During the 2007 campaign, the authorities confiscated some 25 million leaflets of the opposition Union of Rightist Forces (SPS) party. According to a study by the Moscow-based Center for Journalism in Extreme Situations, Channel One television devoted 87 percent of its news coverage to Mr. Putin, his United Russia party, his government and other state bodies. The two liberal parties, SPS and Yabloko, received 1.6 percent of coverage between them. Election results were equally impressive. In Mordovia, Mr. Putin’s party initially received between 104 and 109 percent; its official tally was later “corrected” downward to 93 percent. Results in other regions were no less remarkable: 89 percent for United Russia in Dagestan, 96 percent in Kabardino-Balkaria, 99 percent in Chechnya.
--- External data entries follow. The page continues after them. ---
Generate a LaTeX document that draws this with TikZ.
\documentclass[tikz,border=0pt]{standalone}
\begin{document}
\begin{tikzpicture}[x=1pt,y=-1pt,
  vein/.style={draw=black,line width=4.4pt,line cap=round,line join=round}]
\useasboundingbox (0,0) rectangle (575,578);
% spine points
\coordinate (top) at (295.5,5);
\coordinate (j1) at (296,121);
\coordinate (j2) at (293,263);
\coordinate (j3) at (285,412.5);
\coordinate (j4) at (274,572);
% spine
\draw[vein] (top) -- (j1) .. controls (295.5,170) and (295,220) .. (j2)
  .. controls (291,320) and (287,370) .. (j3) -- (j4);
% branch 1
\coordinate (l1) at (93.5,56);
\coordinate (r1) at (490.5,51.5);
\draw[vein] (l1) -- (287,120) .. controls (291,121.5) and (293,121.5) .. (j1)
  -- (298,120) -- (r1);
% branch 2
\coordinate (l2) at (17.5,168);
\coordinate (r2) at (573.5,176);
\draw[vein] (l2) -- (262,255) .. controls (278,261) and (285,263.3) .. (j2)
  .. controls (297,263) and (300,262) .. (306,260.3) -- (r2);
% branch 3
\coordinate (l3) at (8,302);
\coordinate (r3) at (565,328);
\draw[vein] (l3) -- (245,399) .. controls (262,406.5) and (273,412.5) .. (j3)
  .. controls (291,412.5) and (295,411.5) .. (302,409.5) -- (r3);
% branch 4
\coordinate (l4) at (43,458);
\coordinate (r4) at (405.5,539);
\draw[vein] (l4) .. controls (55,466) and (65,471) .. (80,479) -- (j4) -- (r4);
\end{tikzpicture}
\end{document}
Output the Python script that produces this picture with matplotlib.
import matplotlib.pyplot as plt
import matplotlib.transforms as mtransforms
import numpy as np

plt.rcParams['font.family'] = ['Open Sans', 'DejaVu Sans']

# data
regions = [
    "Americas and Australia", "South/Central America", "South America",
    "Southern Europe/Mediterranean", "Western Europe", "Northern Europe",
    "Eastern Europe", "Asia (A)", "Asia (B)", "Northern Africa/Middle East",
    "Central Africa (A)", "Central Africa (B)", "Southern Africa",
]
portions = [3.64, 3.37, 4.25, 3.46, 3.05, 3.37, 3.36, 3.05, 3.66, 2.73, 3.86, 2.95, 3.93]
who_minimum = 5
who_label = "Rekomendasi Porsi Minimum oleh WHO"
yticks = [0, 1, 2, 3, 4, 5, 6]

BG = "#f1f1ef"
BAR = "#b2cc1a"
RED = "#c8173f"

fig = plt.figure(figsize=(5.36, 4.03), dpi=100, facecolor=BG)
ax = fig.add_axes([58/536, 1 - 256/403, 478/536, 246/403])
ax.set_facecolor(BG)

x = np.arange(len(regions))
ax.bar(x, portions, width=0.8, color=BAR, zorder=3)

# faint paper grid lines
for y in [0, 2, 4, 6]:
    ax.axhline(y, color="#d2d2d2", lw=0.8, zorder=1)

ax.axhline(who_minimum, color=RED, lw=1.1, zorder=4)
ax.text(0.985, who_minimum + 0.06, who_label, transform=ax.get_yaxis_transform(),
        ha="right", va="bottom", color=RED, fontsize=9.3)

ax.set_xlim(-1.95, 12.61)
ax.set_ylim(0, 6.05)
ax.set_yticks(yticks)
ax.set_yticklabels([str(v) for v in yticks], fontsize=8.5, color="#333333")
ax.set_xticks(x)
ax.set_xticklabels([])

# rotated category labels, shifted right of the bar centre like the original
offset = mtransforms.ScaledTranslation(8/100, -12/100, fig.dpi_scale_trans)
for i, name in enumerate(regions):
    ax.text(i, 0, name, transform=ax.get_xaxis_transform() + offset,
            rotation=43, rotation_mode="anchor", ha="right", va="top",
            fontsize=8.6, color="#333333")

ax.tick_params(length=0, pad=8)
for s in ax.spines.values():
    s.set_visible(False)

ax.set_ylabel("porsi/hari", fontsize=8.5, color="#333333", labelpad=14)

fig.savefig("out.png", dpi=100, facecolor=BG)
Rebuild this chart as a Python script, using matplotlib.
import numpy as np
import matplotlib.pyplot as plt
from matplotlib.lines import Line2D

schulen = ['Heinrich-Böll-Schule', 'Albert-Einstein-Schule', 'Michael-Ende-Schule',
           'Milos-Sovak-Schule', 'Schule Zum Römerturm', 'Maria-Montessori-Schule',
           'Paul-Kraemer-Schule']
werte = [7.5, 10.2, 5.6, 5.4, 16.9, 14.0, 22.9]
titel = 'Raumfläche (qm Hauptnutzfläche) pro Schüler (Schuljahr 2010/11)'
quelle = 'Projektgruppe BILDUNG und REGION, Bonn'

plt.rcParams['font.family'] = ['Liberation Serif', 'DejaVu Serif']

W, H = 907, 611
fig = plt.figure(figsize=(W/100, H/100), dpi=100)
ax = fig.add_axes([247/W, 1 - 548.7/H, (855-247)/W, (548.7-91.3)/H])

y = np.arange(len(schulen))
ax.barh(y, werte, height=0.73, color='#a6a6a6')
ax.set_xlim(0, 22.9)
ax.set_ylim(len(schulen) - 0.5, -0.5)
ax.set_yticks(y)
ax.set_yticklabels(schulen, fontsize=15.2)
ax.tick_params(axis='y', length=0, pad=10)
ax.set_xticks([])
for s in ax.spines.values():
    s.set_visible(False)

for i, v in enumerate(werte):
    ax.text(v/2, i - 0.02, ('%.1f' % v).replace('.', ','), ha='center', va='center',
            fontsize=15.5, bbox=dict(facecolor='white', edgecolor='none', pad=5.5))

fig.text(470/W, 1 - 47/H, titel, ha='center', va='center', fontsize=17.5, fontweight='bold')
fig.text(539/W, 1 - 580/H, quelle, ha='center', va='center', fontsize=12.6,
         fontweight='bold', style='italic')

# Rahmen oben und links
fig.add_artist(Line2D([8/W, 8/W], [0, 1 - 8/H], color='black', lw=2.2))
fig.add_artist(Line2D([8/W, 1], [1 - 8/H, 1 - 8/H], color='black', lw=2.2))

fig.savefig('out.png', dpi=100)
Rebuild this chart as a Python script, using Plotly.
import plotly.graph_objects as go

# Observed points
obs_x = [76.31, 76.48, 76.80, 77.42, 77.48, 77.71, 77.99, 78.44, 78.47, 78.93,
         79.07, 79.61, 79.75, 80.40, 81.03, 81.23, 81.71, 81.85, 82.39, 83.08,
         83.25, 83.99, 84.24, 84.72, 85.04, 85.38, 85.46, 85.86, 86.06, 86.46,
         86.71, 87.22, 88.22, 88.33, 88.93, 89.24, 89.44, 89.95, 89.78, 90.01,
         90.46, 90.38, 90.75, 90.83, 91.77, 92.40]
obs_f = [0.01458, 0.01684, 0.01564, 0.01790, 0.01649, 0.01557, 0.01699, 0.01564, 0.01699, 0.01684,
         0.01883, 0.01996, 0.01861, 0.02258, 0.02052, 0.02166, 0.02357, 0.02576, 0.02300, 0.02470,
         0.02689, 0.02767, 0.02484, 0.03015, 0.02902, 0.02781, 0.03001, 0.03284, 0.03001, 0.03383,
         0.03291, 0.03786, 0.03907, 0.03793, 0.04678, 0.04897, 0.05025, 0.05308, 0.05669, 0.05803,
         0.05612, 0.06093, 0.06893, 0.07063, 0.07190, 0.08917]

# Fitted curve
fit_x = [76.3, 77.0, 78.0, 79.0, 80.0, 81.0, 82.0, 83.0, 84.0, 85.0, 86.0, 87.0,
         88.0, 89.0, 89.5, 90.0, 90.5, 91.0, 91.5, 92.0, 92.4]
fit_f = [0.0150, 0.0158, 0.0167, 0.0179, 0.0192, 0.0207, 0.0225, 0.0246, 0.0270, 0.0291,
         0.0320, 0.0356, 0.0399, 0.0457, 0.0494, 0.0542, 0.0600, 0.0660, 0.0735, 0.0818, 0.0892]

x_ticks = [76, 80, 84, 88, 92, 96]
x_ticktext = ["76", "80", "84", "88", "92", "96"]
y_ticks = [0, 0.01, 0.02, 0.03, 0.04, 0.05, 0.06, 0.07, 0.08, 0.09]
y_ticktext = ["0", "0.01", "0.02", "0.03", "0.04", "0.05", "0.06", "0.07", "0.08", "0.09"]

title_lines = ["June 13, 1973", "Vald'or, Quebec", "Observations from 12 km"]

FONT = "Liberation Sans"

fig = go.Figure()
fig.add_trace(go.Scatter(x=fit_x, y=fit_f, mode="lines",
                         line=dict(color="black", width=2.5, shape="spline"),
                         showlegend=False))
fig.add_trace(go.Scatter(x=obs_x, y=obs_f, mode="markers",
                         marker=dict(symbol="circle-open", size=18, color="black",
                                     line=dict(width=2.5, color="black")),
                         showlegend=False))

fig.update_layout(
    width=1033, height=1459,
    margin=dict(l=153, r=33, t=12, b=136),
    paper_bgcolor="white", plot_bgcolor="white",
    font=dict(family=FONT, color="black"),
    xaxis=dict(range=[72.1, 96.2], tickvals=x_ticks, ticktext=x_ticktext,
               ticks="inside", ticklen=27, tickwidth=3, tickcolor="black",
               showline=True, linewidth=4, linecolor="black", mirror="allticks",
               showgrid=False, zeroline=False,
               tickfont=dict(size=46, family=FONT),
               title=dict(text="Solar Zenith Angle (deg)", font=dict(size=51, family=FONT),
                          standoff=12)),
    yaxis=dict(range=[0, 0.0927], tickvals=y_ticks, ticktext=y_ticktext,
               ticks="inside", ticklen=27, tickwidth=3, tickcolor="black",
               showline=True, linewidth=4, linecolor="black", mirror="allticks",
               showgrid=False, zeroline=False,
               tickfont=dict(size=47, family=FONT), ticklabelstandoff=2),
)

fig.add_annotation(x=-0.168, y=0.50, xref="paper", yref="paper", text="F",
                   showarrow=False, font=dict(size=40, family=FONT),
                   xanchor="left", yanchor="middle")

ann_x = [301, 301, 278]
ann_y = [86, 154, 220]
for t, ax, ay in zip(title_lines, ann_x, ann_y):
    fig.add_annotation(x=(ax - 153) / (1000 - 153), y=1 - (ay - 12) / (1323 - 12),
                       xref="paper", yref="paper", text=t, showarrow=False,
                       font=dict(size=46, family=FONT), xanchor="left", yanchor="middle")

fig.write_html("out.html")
By the time of the presidential election in March 2008, all pretences were dropped: both candidates nominated by the democratic opposition—writer and former dissident Vladimir Bukovsky and former prime minister Mikhail Kasyanov—were simply removed from the ballot by Mr. Churov’s electoral commission, leaving Mr. Medvedev to “compete” with the domesticated communists and nationalists and a Kremlin-backed puppet candidate.

While the upcoming polls are likely to be a repeat of the 2007–08 farce, no sham percentages for United Russia can hide the growing public discontent and fatigue with Vladimir Putin’s twelve-year regime. If the authorities are unwilling to liberalize the electoral process from above, it will sooner or later be done from below. “Cairo yesterday, Moscow tomorrow” is becoming an increasingly popular slogan among Russia’s pro-democracy activists.